When making food choices I mix up high and low. I’m no food snob. I’ve cooked chicken organs with cabbage hotpot style in a subterranean Tokyo room for a few hundred yen, and occasionally when others have arranged it enjoyed Michelin stars.
Of course, I frequently return to favourite places where I am most warmly welcomed. To my surprise, Two Rooms kept my name tag for my coat from last year. How sweet is that?
However, repeatedly I face the daunting prospect of navigating a Japanese menu with Google Translate and a great deal of uncertainty as to what exactly will arrive at the table. While I have rarely been disappointed, sometimes I have been surprised–squid guts as an appetizer comes to mind.
Whenever possible I like sampling local specialties. Therefore, the other weekend when I landed in Yonezawa I definitely wanted to enjoy their call to fame: Yonezawa beef. During a stroll back from the river park where I’d gone to stretch my legs after long ride from Tokyo, quite near my hotel I found Bekoya. The restaurant offers a number of dining options and I chose to have steak grilled for me over yakiniku, shabu shabu or sukiyaki which are better enjoyed in groups.
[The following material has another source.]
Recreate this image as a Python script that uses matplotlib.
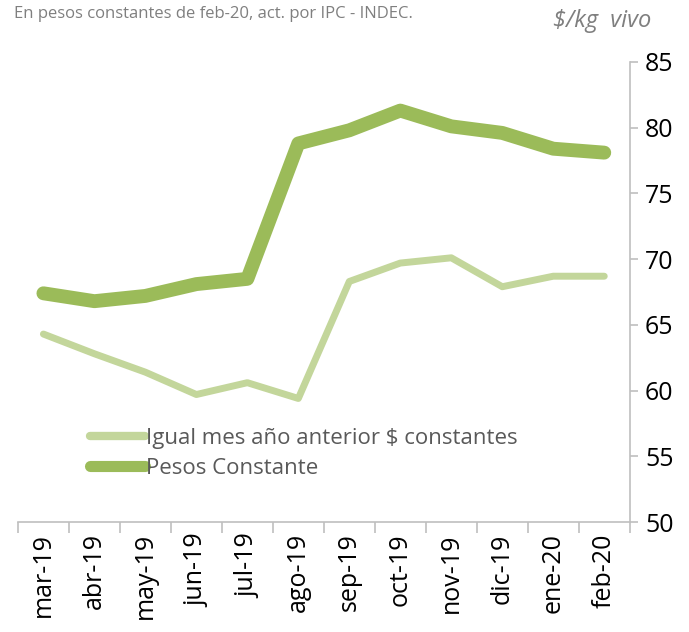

I was led into a restfully dark room, brought a warm hand towel and given a menu. Between the picture-menu, a little English and a little Japanese I requested the dinner set: 100 grams of Yonezawa beef done rare.
The set included appetizers: salad, a slice of ham, slices of beef, and a special local tofu. In addition to the beef, the meal featured the newly harvested, regional Tsuyahime rice, a choice of vegetables, two desserts and tea.
When I indicated that I’d like to sample Nihonshu for which the area is also renowned, the waiter suggested a regional sake only available in the autumn.
While I enjoyed the appetizers and the wine, Chef Ito prepared the vegetables and meat which he finished in a flambé.
The double-header dessert included a crème brulee along with apple granita. Yonezawa apples are famous throughout Japan, and that simple confection I’d most definitely like to have twice.
There’s nothing that quite matches being led to the table to be fed. Bite for bite, food–especially fresh, seasonal, local food–not only nourishes but also delights and consoles.
The tea was hot and slightly bitter. I leaned back most pleasantly stuffed. Sweet.